**OBJECTIVE:** Look through the lines below and extract each one that contains "this".

※

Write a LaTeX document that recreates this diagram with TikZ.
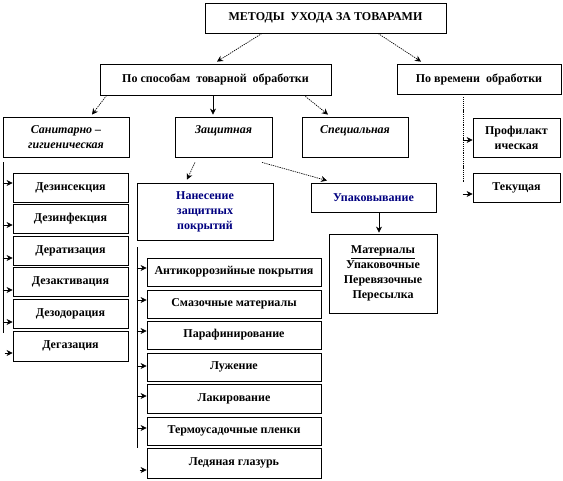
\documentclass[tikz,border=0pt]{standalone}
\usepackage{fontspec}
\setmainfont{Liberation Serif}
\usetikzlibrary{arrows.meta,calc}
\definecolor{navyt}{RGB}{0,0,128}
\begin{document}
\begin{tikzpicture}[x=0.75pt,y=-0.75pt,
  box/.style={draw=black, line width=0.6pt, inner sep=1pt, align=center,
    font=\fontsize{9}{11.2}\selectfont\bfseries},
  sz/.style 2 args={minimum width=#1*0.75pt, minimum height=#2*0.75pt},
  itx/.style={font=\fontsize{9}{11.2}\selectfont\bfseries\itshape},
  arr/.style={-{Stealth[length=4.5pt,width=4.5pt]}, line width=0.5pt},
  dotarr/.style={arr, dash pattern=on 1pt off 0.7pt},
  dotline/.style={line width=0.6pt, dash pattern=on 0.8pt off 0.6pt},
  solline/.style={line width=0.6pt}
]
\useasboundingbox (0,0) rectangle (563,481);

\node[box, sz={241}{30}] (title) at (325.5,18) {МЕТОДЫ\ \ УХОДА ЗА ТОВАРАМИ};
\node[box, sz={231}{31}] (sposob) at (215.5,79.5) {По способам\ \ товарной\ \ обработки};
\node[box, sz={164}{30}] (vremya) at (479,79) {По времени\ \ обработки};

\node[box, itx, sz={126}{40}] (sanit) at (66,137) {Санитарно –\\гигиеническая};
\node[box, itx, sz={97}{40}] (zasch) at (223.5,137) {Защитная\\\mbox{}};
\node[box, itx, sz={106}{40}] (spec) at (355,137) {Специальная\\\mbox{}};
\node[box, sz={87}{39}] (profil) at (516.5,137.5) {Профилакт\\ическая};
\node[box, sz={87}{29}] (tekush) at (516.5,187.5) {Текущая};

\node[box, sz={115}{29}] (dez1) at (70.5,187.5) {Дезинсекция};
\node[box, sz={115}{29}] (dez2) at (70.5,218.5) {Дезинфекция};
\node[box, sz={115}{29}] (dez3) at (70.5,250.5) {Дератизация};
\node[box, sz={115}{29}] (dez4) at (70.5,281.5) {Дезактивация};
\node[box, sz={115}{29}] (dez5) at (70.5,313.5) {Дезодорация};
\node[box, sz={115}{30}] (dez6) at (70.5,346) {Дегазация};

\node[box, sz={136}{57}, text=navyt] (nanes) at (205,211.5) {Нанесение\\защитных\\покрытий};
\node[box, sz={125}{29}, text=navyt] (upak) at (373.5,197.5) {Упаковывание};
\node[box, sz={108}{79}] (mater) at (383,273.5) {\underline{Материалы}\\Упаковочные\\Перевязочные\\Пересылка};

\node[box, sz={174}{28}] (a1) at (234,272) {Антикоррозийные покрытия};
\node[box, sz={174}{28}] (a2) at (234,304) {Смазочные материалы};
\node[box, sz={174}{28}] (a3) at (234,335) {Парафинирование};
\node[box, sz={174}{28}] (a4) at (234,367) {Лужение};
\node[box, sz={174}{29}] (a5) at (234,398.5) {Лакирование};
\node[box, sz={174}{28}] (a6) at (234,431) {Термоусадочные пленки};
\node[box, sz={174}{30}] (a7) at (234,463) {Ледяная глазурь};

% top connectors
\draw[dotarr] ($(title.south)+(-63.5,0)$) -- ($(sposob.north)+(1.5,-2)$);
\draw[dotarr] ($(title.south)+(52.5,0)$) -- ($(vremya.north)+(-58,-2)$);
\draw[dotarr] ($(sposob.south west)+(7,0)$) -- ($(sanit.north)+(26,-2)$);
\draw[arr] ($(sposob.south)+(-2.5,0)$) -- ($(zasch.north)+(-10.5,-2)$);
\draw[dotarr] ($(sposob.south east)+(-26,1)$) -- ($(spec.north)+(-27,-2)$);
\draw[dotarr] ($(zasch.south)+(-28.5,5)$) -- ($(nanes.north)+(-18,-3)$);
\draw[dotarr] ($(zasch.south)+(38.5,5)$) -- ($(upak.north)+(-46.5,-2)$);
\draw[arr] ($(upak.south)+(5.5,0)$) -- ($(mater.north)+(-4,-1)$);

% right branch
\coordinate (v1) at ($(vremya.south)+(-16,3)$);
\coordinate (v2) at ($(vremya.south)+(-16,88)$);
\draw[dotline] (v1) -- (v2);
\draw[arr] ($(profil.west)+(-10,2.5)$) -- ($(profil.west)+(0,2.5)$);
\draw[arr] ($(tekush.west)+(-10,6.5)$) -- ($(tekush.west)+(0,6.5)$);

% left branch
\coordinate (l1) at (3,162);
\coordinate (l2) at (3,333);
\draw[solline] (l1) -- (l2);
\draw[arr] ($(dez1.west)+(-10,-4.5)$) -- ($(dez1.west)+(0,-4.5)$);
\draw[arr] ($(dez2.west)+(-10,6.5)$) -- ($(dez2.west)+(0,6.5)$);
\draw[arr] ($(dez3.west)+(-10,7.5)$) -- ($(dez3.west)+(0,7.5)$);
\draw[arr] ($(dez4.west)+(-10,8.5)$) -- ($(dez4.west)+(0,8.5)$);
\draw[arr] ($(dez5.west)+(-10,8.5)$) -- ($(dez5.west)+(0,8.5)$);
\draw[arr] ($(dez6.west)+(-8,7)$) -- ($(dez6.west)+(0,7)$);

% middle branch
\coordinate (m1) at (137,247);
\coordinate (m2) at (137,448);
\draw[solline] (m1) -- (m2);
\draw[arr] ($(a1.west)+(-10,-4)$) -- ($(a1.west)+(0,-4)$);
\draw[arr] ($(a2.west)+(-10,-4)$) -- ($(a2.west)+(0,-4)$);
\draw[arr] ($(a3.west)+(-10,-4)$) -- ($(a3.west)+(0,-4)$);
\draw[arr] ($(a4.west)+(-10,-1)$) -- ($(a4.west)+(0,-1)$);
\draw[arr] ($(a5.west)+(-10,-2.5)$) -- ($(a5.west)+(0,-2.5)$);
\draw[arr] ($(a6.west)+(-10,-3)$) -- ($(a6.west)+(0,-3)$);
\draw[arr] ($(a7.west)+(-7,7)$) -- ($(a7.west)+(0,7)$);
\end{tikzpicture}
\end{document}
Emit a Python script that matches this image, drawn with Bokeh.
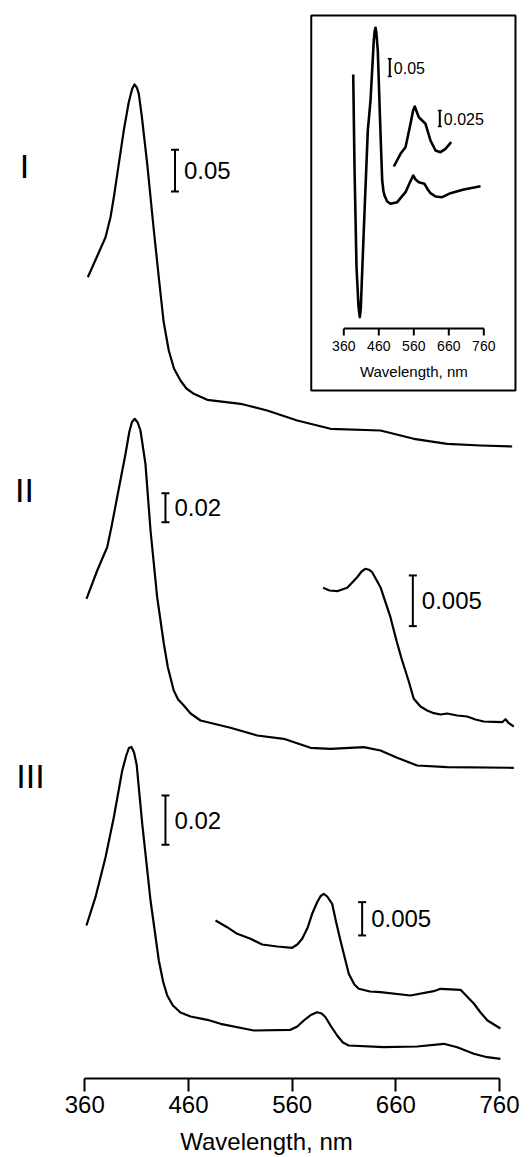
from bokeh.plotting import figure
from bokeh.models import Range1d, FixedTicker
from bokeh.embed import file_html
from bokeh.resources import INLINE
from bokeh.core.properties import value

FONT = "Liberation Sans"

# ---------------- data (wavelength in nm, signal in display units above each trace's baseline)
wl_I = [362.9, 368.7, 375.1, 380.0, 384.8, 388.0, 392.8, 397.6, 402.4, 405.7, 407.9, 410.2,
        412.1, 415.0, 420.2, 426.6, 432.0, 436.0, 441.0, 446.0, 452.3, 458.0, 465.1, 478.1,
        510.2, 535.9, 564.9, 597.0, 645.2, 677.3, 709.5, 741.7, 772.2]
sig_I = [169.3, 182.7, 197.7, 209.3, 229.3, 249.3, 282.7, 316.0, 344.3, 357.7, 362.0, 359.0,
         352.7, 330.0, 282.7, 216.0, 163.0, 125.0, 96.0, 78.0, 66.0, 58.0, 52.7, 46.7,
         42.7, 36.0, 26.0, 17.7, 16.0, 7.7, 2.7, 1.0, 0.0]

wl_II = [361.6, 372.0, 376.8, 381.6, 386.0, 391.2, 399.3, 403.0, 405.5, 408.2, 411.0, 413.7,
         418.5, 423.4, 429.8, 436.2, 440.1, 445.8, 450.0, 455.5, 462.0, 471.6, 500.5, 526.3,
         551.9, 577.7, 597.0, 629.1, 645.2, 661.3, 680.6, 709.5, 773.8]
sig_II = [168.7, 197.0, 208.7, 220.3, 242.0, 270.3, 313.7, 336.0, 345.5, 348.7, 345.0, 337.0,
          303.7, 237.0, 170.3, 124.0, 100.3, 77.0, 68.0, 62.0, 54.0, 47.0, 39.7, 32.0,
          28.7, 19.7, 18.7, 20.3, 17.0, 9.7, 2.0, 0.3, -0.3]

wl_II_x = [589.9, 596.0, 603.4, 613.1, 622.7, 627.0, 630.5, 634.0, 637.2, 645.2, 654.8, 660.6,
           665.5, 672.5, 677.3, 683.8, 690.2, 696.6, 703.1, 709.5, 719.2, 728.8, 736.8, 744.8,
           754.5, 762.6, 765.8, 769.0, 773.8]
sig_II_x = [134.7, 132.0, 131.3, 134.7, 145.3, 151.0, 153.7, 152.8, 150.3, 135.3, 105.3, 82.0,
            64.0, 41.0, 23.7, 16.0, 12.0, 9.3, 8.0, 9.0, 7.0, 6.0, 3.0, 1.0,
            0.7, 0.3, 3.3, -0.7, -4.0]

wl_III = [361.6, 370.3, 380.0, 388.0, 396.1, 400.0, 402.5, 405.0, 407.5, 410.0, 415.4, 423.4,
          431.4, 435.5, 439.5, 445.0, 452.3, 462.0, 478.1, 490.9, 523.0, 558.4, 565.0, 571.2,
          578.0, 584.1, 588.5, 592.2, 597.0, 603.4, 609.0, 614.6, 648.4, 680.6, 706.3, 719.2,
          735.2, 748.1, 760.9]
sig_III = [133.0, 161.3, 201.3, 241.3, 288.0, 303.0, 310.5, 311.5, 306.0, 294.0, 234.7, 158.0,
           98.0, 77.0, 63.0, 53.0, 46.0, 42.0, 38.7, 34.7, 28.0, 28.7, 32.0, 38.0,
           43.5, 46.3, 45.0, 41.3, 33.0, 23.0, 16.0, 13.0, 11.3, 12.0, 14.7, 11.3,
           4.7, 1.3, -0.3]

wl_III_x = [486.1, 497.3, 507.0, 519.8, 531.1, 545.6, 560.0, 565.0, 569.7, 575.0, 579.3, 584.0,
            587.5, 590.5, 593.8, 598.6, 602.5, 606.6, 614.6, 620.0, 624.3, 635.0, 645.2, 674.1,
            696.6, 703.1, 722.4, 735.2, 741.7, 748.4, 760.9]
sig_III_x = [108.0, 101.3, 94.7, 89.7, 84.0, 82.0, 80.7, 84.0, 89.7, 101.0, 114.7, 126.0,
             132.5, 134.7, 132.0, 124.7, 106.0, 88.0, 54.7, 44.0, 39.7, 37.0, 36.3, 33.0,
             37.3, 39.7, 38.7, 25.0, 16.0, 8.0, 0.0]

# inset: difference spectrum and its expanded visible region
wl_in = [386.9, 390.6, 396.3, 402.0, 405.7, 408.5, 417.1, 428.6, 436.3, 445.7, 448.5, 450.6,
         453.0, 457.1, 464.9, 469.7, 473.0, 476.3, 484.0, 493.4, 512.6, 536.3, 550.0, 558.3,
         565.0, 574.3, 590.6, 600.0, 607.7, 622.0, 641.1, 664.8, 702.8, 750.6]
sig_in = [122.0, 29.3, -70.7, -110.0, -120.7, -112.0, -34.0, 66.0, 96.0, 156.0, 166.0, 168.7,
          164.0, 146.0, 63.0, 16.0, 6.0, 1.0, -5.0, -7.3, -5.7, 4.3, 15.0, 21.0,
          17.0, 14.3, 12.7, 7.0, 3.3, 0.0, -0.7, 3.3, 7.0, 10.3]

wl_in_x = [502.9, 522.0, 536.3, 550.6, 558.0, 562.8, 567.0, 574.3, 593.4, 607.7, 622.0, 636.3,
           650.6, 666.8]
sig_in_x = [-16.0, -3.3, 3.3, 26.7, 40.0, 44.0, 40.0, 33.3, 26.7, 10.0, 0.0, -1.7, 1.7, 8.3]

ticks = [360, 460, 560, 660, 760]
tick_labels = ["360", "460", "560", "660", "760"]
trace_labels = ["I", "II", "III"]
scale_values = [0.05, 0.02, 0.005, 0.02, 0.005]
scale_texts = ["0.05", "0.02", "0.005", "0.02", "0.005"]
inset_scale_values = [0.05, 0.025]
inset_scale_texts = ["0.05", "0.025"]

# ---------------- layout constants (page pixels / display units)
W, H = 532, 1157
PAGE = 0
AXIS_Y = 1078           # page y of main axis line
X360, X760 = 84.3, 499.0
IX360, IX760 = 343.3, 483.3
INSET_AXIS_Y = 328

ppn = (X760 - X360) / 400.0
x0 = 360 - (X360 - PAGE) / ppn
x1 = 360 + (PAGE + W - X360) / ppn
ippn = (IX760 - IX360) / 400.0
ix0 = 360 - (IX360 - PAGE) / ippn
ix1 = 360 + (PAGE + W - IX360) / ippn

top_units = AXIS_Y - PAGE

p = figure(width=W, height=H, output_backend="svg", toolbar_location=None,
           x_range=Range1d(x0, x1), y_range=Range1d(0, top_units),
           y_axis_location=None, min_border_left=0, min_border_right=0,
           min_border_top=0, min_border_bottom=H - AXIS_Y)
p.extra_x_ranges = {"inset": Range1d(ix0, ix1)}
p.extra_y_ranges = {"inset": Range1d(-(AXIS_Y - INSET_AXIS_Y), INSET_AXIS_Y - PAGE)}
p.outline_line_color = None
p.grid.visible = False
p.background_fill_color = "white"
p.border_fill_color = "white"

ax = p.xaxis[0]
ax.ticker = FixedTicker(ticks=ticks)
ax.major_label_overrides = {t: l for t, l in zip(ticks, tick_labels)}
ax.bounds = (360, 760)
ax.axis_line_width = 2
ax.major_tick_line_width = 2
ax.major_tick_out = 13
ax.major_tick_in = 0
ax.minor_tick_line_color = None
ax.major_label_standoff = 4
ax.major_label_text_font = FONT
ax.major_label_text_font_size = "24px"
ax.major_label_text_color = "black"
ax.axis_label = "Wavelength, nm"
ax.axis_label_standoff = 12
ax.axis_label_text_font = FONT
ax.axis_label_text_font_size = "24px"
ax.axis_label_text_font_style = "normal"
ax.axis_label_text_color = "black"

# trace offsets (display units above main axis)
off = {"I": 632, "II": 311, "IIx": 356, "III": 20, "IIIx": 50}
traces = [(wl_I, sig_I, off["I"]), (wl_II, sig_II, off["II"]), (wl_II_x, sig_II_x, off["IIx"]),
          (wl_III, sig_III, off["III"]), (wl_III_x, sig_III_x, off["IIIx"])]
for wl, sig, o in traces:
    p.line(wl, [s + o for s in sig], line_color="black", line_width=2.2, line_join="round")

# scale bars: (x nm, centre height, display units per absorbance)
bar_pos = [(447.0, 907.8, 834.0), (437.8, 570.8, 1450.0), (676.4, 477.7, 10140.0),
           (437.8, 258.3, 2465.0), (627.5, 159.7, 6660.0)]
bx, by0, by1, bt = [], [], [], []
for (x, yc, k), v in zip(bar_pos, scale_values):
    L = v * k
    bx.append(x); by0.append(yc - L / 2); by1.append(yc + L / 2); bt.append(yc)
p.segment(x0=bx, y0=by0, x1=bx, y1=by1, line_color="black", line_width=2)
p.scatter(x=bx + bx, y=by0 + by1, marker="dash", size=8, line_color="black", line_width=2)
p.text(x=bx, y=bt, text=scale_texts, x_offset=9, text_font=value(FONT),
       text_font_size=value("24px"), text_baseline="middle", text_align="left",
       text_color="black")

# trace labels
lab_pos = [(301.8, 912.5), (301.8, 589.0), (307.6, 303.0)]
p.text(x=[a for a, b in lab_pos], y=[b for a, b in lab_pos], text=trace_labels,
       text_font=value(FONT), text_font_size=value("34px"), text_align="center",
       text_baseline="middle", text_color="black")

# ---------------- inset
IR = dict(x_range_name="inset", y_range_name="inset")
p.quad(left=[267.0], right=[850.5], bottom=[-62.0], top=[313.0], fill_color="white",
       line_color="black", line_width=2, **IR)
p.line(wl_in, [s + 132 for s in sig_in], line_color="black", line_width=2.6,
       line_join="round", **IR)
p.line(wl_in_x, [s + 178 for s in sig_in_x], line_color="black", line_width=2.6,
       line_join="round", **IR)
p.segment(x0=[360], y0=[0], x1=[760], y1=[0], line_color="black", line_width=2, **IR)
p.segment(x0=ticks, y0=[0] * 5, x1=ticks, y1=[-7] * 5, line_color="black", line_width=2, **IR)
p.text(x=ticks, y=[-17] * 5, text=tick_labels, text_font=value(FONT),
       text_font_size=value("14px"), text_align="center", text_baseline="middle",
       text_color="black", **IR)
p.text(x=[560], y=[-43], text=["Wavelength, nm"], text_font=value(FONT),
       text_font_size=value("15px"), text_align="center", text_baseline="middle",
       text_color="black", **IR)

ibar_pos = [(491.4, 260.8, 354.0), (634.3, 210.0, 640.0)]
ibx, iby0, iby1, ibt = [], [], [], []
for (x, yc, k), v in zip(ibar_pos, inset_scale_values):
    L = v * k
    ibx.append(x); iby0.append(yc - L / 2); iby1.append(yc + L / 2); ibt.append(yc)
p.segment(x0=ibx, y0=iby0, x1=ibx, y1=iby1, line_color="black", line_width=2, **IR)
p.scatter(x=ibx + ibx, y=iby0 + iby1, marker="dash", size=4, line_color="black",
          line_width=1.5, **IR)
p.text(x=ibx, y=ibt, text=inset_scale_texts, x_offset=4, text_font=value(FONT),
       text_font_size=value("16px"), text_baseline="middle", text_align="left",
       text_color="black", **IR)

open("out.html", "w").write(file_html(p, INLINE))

※

**ANSWER TO THE TASK:**
Write a LaTeX document that recreates this diagram with TikZ.
Emit a Python script that matches this image, drawn with Bokeh.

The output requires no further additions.